Pulled from an unlikely source, ancient microbial DNA represents a new frontier in the study of the past—and modern health

By SAMIR S. PATEL

September/October 2016

The largest ancient DNA laboratory in the United States sits behind a heavy steel door in a plain service hallway at the University of Oklahoma. Inside, researchers find, extract, isolate, and amplify DNA molecules and proteins, producing voluminous mounds of data that can address grand, complex questions about migration, diet, and human health—in the deep past and today. They’re probing the limits of new methodologies. They’re encountering the advantages and pitfalls of interdisciplinary science. And they’re writing the first drafts of a new chapter in archaeological research. But before they can do any of this, they have to ensure that the lab is scrupulously clean.

 

Next to the door, a red button, when pressed, produces a satisfying thump and turns off powerful UV lights inside. A series of pressure gauges climbs next to it. The lab’s six rooms are kept under positive pressure, double-sealed, and have their own air supply, filtered free of anything larger than 1,000 daltons—the mass of just 1,000 hydrogen atoms. People who enter must take off their shoes, change into scrubs, and, by the time they reach the two innermost rooms, don Tyvek suits, surgical masks, hairnets, and face shields. Those chambers are free of anything extraneous: Only sample vials and scientific equipment are visible. The DNA and proteins that the researchers work with there come from ancient microbes, and keeping the lab free of contamination is a tall order in a world that is positively swimming with their modern counterparts.

 

Microbiome DNA Calculus

 

“Usually, ancient DNA work is performed in dungeon-like labs located in windowless basements,” says Christina Warinner, anthropologist and codirector of the Laboratories of Molecular Anthropology and Microbiome Research (LMAMR).

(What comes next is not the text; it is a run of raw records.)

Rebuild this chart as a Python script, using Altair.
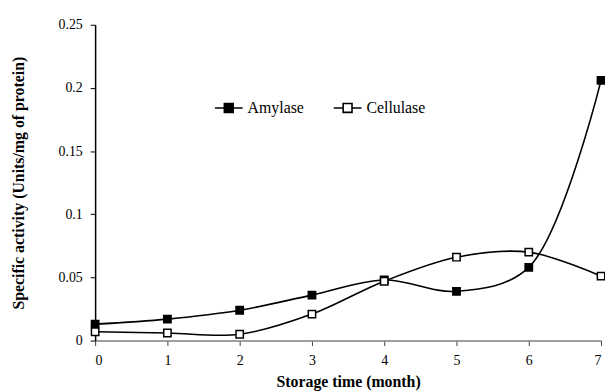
import altair as alt
import pandas as pd

months = [0, 1, 2, 3, 4, 5, 6, 7]
amylase = [0.013, 0.017, 0.024, 0.036, 0.048, 0.039, 0.058, 0.206]
cellulase = [0.007, 0.006, 0.005, 0.021, 0.047, 0.066, 0.070, 0.051]
series_names = ["Amylase", "Cellulase"]
y_ticks = [0, 0.05, 0.1, 0.15, 0.2, 0.25]

rows = []
for m, a in zip(months, amylase):
    rows.append({"month": m, "value": a, "series": "Amylase"})
for m, c in zip(months, cellulase):
    rows.append({"month": m, "value": c, "series": "Cellulase"})
df = pd.DataFrame(rows)

font = "Liberation Serif"

x = alt.X("month:Q", scale=alt.Scale(domain=[0, 7], nice=False, zero=False),
          axis=alt.Axis(title="Storage time (month)", values=months, format="d",
                        domainColor="#808080", tickColor="#404040", tickSize=5,
                        labelPadding=8, titlePadding=6, grid=False,
                        labelFont=font, labelFontSize=14, labelColor="black",
                        titleFont=font, titleFontSize=16, titleFontWeight="bold",
                        titleColor="black"))
y = alt.Y("value:Q", scale=alt.Scale(domain=[0, 0.25], nice=False),
          axis=alt.Axis(title="Specific activity (Units/mg of protein)", values=y_ticks,
                        format="~g",
                        domainColor="black", tickColor="black", tickSize=5,
                        labelPadding=8, titlePadding=32, grid=False,
                        labelFont=font, labelFontSize=14, labelColor="black",
                        titleFont=font, titleFontSize=16, titleFontWeight="bold",
                        titleColor="black"))

line = alt.Chart(df).mark_line(interpolate="catmull-rom", color="black", strokeWidth=1.6).encode(
    x=x, y=y, detail="series:N")

pts = alt.Chart(df).mark_point(shape="square", size=55, strokeWidth=1.5, opacity=1,
                                filled=False, stroke="black").encode(
    x=x, y=y,
    fill=alt.Fill("series:N", scale=alt.Scale(domain=series_names, range=["black", "white"]),
                  legend=alt.Legend(title=None, orient="none", legendX=120, legendY=69,
                                    direction="horizontal",
                                    symbolType="M-1,0H-0.32M0.32,0H1M-0.32,-0.32H0.32V0.32H-0.32Z",
                                    symbolSize=784, symbolStrokeColor="black",
                                    symbolStrokeWidth=1.6, symbolOpacity=1,
                                    labelFont=font, labelFontSize=16, labelColor="black",
                                    columnPadding=26, labelOffset=4)))

chart = (line + pts).properties(
    width=511, height=319,
    autosize=alt.AutoSizeParams(type="none"),
    padding={"left": 88, "top": 15, "right": 4, "bottom": 50},
).configure_view(stroke=None).configure_axis(domainWidth=1.5)

chart.save("out.html", embed_options={"renderer": "svg", "actions": False})
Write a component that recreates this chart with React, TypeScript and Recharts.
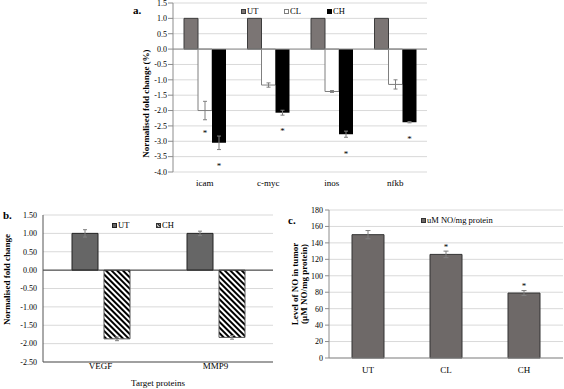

This lab, however, is fitted with picture windows that face the atrium of the university’s Stephenson Research and Technology Center, so visitors can watch the scientists and students inside process microscopic genetic samples that can be centuries or even millennia old.

 

The microbes that are the focus of the LMAMR—from both ancient and modern sources, with separate lab facilities for each—come from what is known as the human microbiome, the myriad communities of bacteria (as well as eukaryotes, viruses, and archaea) that reside in and on our bodies. In only the last few years researchers have begun to understand that studying how the microbiome has shifted over thousands of years, particularly at moments of great change in human history, has the potential to reveal some of the ways in which how we eat, live, and move around the world have affected human biology. Any number of questions—medical, archaeological, demographic, evolutionary—that were unframeable just five years ago can now be asked and ultimately answered on scales ranging from molecular to continental.